So last night I had the television on for background noise because the wife and kids were still in Tennessee visiting her sister. I really wasn’t paying attention until I heard Bill O’Reilly launch into his hilarious Talking Points Memo trying to justify Fox’s lawsuit against Al Franken’s book, Lies and the Lying Liars Who Tell Them: A Fair and Balanced Look at the Right.
I should say that I can’t stand Franken. His book about Rush Limbaugh was almost as pathetic and annoying as Limbaugh’s own books. It is disturbing that people like Franken, Ann Coulter, Limbaugh, and Michael Moore can move so many books.
The title of Franken’s book, however, is clever — a bit too clever for Fox which is suing the comedian arguing that the book infringes on its trademark for the phrase “Fair and Balanced.” Not only is this a frivolous lawsuit, but it is a stupid public relations move by Fox. Could there be more of a whiney liberal thing to do than sue somebody who says mean things about you and mercilessly parodies you?

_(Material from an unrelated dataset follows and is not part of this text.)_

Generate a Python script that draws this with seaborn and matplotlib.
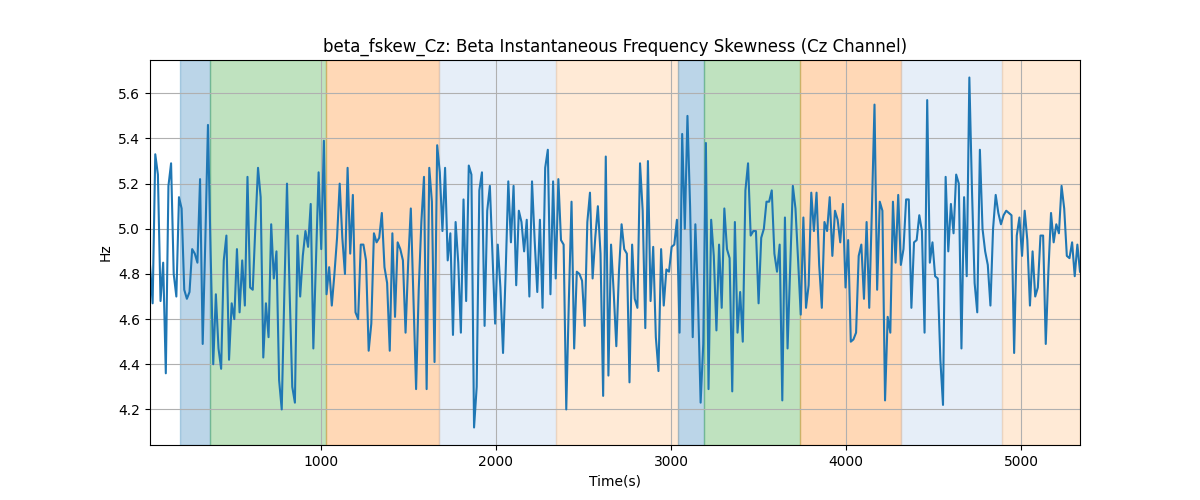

And Bill O’Reilly just compounded that problem with a ridiculous monologue that was laugh-out-loud funny,
The main point here is that trying to hurt a business or a person because you disagree with what they say is simply unacceptable in America. And that message has been sent by FOX. There’s a principle in play. Vigorous debate is embraced by us, but smear campaigns will be confronted. It is simply a joke for The New York Times to editorialize that fabricated personal attacks are acceptable under the banner of satire.
Mommy, Al’s using satire again. Make him stop!
You can’t try to hurt a business or person simply because you disagree with what they say? Then what the hell was O’Reilly’s campaign to get Ludacris fired as a Pepsi spokesman about about? Apparently O’Reilly can dish it out, he just can’t take it.
It gets funnier on the satire issue,
I wonder if The Times thought that Donald Sagretti was funny when he manufactured dirt to hurt Richard Nixon’s political opponents. I guess The Times editorial board would be yucking it up if their pictures appeared on a book cover accompanied by the word “liar.” Satire, my butt.
Just in case it isn’t clear, O’Reilly here is actually claiming that Franken is guilty of defamation for calling O’Reilly and others at Fox liars. Of course this is the same O’Reilly who called Franken an idiot. I suspect a judge in either case would find that each charge is true and therefore not subject to libel or slander statutes. (It’s not like you have to dig especially hard to find instances of O’Reilly dissembling or Franken acting like an idiot.)
And what would a pointless rant be without an absurd finish that cites a well known authority about how to deal with one’s opponents,
But once again, that’s not the issue here. The point is accountability. We are shining a spotlight on the haters and the enablers. You can decide if that spotlight is aimed in the right direction.
Talking Points cannot understand how people could side with the defamers and their pals. But it’s important to know just who these people are. For as Don Corleone once said, “kept your friends close, but your enemies closer.”
Okay, when you start pulling Godfather quotes into the mix, you’ve really gone off the deep end. The effect of watching O’Reilly deliver this speech was to question his mental stability. He looked and sounded like someone who was on the verge of losing it — and all because of an insult by a nobody like Al Franken. God forbid Dana Carvey says anything mean about O’Reilly!
The Best Defense Is a Good Offense. Bill O’Reilly, Fox News, August 14, 2003.